I was born near Chicago and spent my formative years there before we moved to MN. I've seen my fair share of big snowstorms. We didn't have as many "snow days" when school was called off. I think they're more frequent now, but I haven't checked the stats. But I also think forecasts are better and we're more aware of the potential danger of busloads of kids getting stuck in a ditch somewhere.

The 1991 Halloween blizzard is infamous around here. It started Halloween afternoon as rain, turned to freezing rain, then snow. It snowed for four days, leaving about 30" of snow. But what made it horrible is the ice that formed underneath that snow. The roads were awful that entire winter because of that. It was hard for snow equipment to get down to bare pavement, meaning it was like driving on roads with potholes everywhere - the potholes being the spots where there was no snow/ice. Hard to describe, but believe me, it was awful, no fun at all.

The day before the storm the state was celebrating the Twins' second World Series Championship with a big parade in downtown Minneapolis.
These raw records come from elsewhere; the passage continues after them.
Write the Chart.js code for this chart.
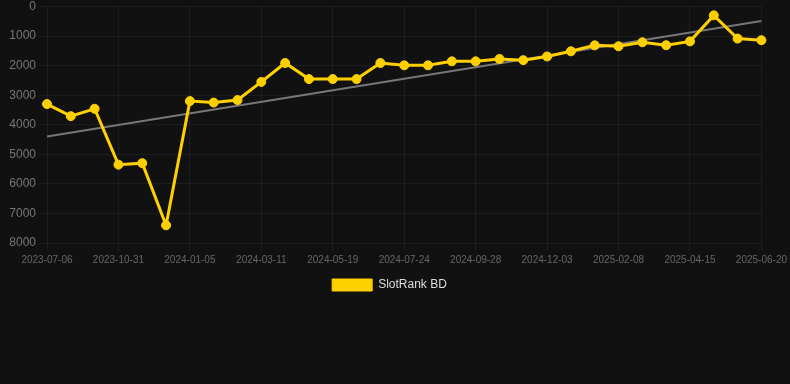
<!DOCTYPE html>
<html>
<head>
<meta charset="utf-8">
<script src="https://cdn.jsdelivr.net/npm/chart.js@4/dist/chart.umd.min.js"></script>
<style>
  html, body { margin: 0; padding: 0; background: #111111; }
  #wrap { position: relative; width: 790px; height: 301px; }
</style>
</head>
<body>
<div id="wrap"><canvas id="c"></canvas></div>
<script>
const dates = [
  "2023-07-06","2023-08-14","2023-09-22","2023-10-31","2023-11-22","2023-12-14",
  "2024-01-05","2024-01-27","2024-02-18","2024-03-11","2024-04-03","2024-04-26",
  "2024-05-19","2024-06-10","2024-07-02","2024-07-24","2024-08-15","2024-09-06",
  "2024-09-28","2024-10-20","2024-11-11","2024-12-03","2024-12-25","2025-01-17",
  "2025-02-08","2025-03-02","2025-03-24","2025-04-15","2025-05-07","2025-05-29",
  "2025-06-20"
];
const rankBD = [
  3300, 3710, 3460, 5350, 5300, 7400,
  3200, 3250, 3165, 2550, 1910, 2455,
  2455, 2455, 1910, 1990, 1990, 1855,
  1855, 1775, 1815, 1690, 1515, 1315,
  1345, 1210, 1310, 1180, 300, 1085,
  1140
];
const trendBD = [4400].concat(new Array(29).fill(null), [490]);
const yTicks = [0, 1000, 2000, 3000, 4000, 5000, 6000, 7000, 8000];

new Chart(document.getElementById('c'), {
  type: 'line',
  data: {
    labels: dates,
    datasets: [
      {
        label: 'SlotRank BD',
        data: rankBD,
        borderColor: '#FFD000',
        backgroundColor: '#FFD000',
        borderWidth: 3,
        pointRadius: 4.5,
        pointBorderWidth: 1,
        pointHoverRadius: 4.5,
        pointBackgroundColor: '#FFD000',
        pointBorderColor: '#FFD000',
        tension: 0,
        order: 1
      },
      {
        label: 'trend',
        data: trendBD,
        spanGaps: true,
        borderColor: '#777777',
        borderWidth: 2,
        pointRadius: 0,
        fill: false,
        order: 2
      }
    ]
  },
  options: {
    responsive: true,
    maintainAspectRatio: false,
    animation: false,
    layout: { padding: { top: 0, right: 11, left: 0, bottom: 0 } },
    plugins: {
      legend: {
        position: 'bottom',
        labels: {
          boxWidth: 40,
          boxHeight: 12,
          padding: 10,
          color: '#dddddd',
          font: { family: 'Liberation Sans, Arial, sans-serif', size: 12 },
          generateLabels: (chart) => {
            const ds = chart.data.datasets[0];
            return [{
              text: ds.label,
              fillStyle: ds.backgroundColor,
              strokeStyle: ds.borderColor,
              lineWidth: 1,
              fontColor: '#dddddd',
              hidden: false,
              datasetIndex: 0
            }];
          }
        }
      },
      tooltip: { enabled: false }
    },
    scales: {
      x: {
        ticks: {
          autoSkip: false,
          maxRotation: 0,
          color: '#666666',
          font: { family: 'Liberation Sans, Arial, sans-serif', size: 10 },
          callback: function(v, i) { return i % 3 === 0 ? this.getLabelForValue(v) : ''; }
        },
        grid: {
          color: (ctx) => (ctx.index % 3 === 0 ? 'rgba(255,255,255,0.05)' : 'transparent')
        },
        border: { display: false }
      },
      y: {
        reverse: true,
        min: 0,
        max: 8000,
        afterBuildTicks: (axis) => { axis.ticks = yTicks.map(v => ({ value: v })); },
        afterFit: (axis) => { axis.width = 47; axis.paddingTop = 6.5; },
        ticks: {
          color: '#777777',
          font: { family: 'Liberation Sans, Arial, sans-serif', size: 12 },
          callback: (v) => String(v)
        },
        grid: { color: 'rgba(255,255,255,0.05)' },
        border: { display: false }
      }
    }
  }
});
</script>
</body>
</html>
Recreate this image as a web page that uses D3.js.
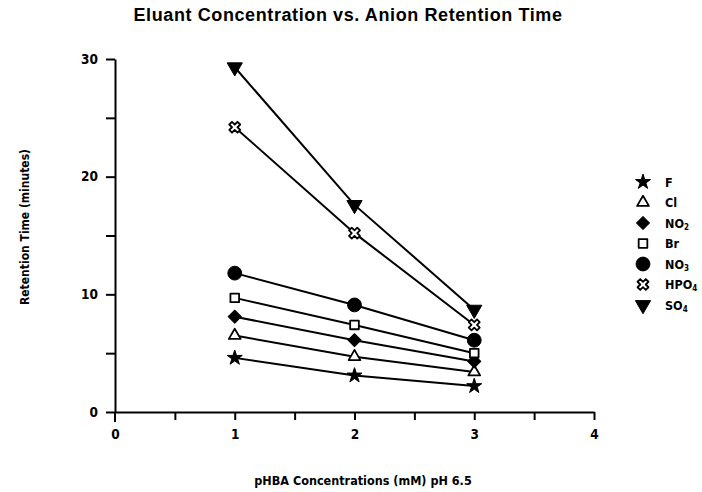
<!DOCTYPE html>
<html>
<head>
<meta charset="utf-8">
<script src="https://cdn.jsdelivr.net/npm/d3@7"></script>
<style>
  body { margin: 0; background: #fff; }
  svg { display: block; }
  .cond { font-family: "Liberation Sans Narrow", "DejaVu Sans Condensed", "Roboto Condensed", sans-serif; font-weight: bold; font-stretch: condensed; }
</style>
</head>
<body>
<div id="vis"></div>
<script>
// pHBA concentration (mM)
let conc = [1, 2, 3]

let anions = ["F", "Cl", "NO2", "Br", "NO3", "HPO4", "SO4"]

// retention time (minutes) per anion
let F    = [4.6, 3.1, 2.2]
let Cl   = [6.5, 4.7, 3.4]
let NO2  = [8.1, 6.1, 4.3]
let Br   = [9.7, 7.4, 5.0]
let NO3  = [11.8, 9.1, 6.1]
let HPO4 = [24.2, 15.2, 7.4]
let SO4  = [29.3, 17.6, 8.7]

let xTicks = [0, 0.5, 1, 1.5, 2, 2.5, 3, 3.5, 4]
let yTicks = [0, 5, 10, 15, 20, 25, 30]

let series = [F, Cl, NO2, Br, NO3, HPO4, SO4].map((v, i) => ({
    name: anions[i],
    values: v.map((y, j) => ({x: conc[j], y: y}))
}))

config = {}
config.width = 702
config.height = 492

let x = d3.scaleLinear().domain([0, 4]).range([115, 594])
let y = d3.scaleLinear().domain([0, 30]).range([412, 59])

let svg = d3.select("#vis")
    .append("svg")
    .attr("width", config.width)
    .attr("height", config.height)

svg.append("text")
    .attr("x", 348)
    .attr("y", 21)
    .attr("text-anchor", "middle")
    .attr("font-family", "Liberation Sans, Arial, sans-serif")
    .attr("font-weight", "bold")
    .attr("font-size", 18)
    .attr("letter-spacing", 0.6)
    .text("Eluant Concentration vs. Anion Retention Time")

// axes
let xAxis = svg.append("g")
    .attr("class", "cond")
    .attr("transform", `translate(0,${y(0)})`)
    .call(d3.axisBottom(x)
        .tickValues(xTicks)
        .tickSize(8)
        .tickSizeOuter(0)
        .tickFormat(d => Number.isInteger(d) ? d : ""))

let yAxis = svg.append("g")
    .attr("class", "cond")
    .attr("transform", `translate(${x(0)},0)`)
    .call(d3.axisLeft(y)
        .tickValues(yTicks)
        .tickSize(9)
        .tickSizeOuter(0)
        .tickFormat(d => d % 10 == 0 ? d : ""))

;[xAxis, yAxis].forEach(a => {
    a.selectAll("path, line").attr("stroke", "#000").attr("stroke-width", 2)
    a.selectAll("text").attr("font-size", 13.5).attr("fill", "#000")
})
xAxis.selectAll("text").attr("dy", "1.2em")
yAxis.selectAll("text").attr("x", -17)
xAxis.select(".tick line").remove()
// y axis runs a little below the x axis
yAxis.append("line")
    .attr("y1", y(0)).attr("y2", y(0) + 10)
    .attr("stroke", "#000").attr("stroke-width", 2)

svg.append("text")
    .attr("class", "cond")
    .attr("transform", `translate(29,227) rotate(-90)`)
    .attr("text-anchor", "middle")
    .attr("font-size", 12)
    .text("Retention Time (minutes)")

svg.append("text")
    .attr("class", "cond")
    .attr("x", 363)
    .attr("y", 485)
    .attr("text-anchor", "middle")
    .attr("font-size", 12.5)
    .text("pHBA Concentrations (mM) pH 6.5")

// markers
let shapes = {
    F:    {type: d3.symbolStar, size: 70, fill: "#000", rot: 0},
    Cl:   {type: d3.symbolTriangle, size: 60, fill: "#fff", rot: 0},
    NO2:  {type: d3.symbolSquare, size: 85, fill: "#000", rot: 45},
    Br:   {type: d3.symbolSquare, size: 75, fill: "#fff", rot: 0},
    NO3:  {type: d3.symbolCircle, size: 150, fill: "#000", rot: 0},
    HPO4: {type: d3.symbolCross, size: 75, fill: "#fff", rot: 45},
    SO4:  {type: d3.symbolTriangle, size: 100, fill: "#000", rot: 180}
}

function marker(g, name) {
    let s = shapes[name]
    g.append("path")
        .attr("d", d3.symbol().type(s.type).size(s.size)())
        .attr("transform", `rotate(${s.rot})`)
        .attr("fill", s.fill)
        .attr("stroke", "#000")
        .attr("stroke-width", s.fill == "#fff" ? 1.8 : 1)
        .attr("stroke-linejoin", "round")
}

let line = d3.line().x(d => x(d.x)).y(d => y(d.y))

svg.append("g")
    .selectAll("path")
    .data(series)
    .join("path")
    .attr("d", d => line(d.values))
    .attr("fill", "none")
    .attr("stroke", "#000")
    .attr("stroke-width", 2)

series.forEach(s => {
    svg.append("g")
        .selectAll("g")
        .data(s.values)
        .join("g")
        .attr("transform", d => `translate(${x(d.x)},${y(d.y)})`)
        .each(function () { marker(d3.select(this), s.name) })
})

// legend
let legend = svg.append("g")
    .selectAll("g")
    .data(anions)
    .join("g")
    .attr("transform", (d, i) => `translate(643,${182 + i * 20.5})`)

legend.each(function (d) { marker(d3.select(this), d) })

let label = legend.append("text")
    .attr("class", "cond")
    .attr("x", 22)
    .attr("dy", "0.36em")
    .attr("font-size", 12.5)

label.each(function (d) {
    let t = d3.select(this)
    let m = d.match(/^([A-Za-z]+?)(\d*)$/)
    t.append("tspan").text(m[1])
    if (m[2]) t.append("tspan").attr("font-size", 8).attr("dy", "0.25em").text(m[2])
})
</script>
</body>
</html>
And then ❄️❄️❄️. A month later, on Thanksgiving weekend, we got another foot and a half of snow. Record snowfall for that early in the season that winter.

reply

I remember that blizzard! :o We had to do Trick-or-Treating at the mall in our town because it was too cold and dangerous to do normal Halloween that year.

reply

It's quite unforgettable, isn't it?

reply

Sorry for your troubles.
Got the opposite here. We were told to expect 20 degrees today. It's 60.

reply

Well, if the forecasters are off, that's a nice direction to be off.

reply

The Weather Gods got even with me. The temperature has dropped forty degrees in the last twelve hours.

reply

Hoo wee. That's quite a slap.

reply

Got 3 inches of snow last night. Love snow! I doubt the temperature will make it over 25 today.

reply

The snow missed us. All we have is a coating. I'm fine with that right now.

reply

Low 30s here in The Hudson Valley and a light blanket of snow fell during the overnight...I need to lay in some ice melt and rock salt this week and maybe get another 10 gallons of gas for the Gennie and snowblowers

This winter feels like it will brutal but we got this sweetie
Please watch that ice! That stuff will kill you

reply

14 degrees on the front deck and not even 930. Below 0 by dawn. Oh boy!

reply

Best to keep off the front deck. Inside by a fireplace (if you have one) is better.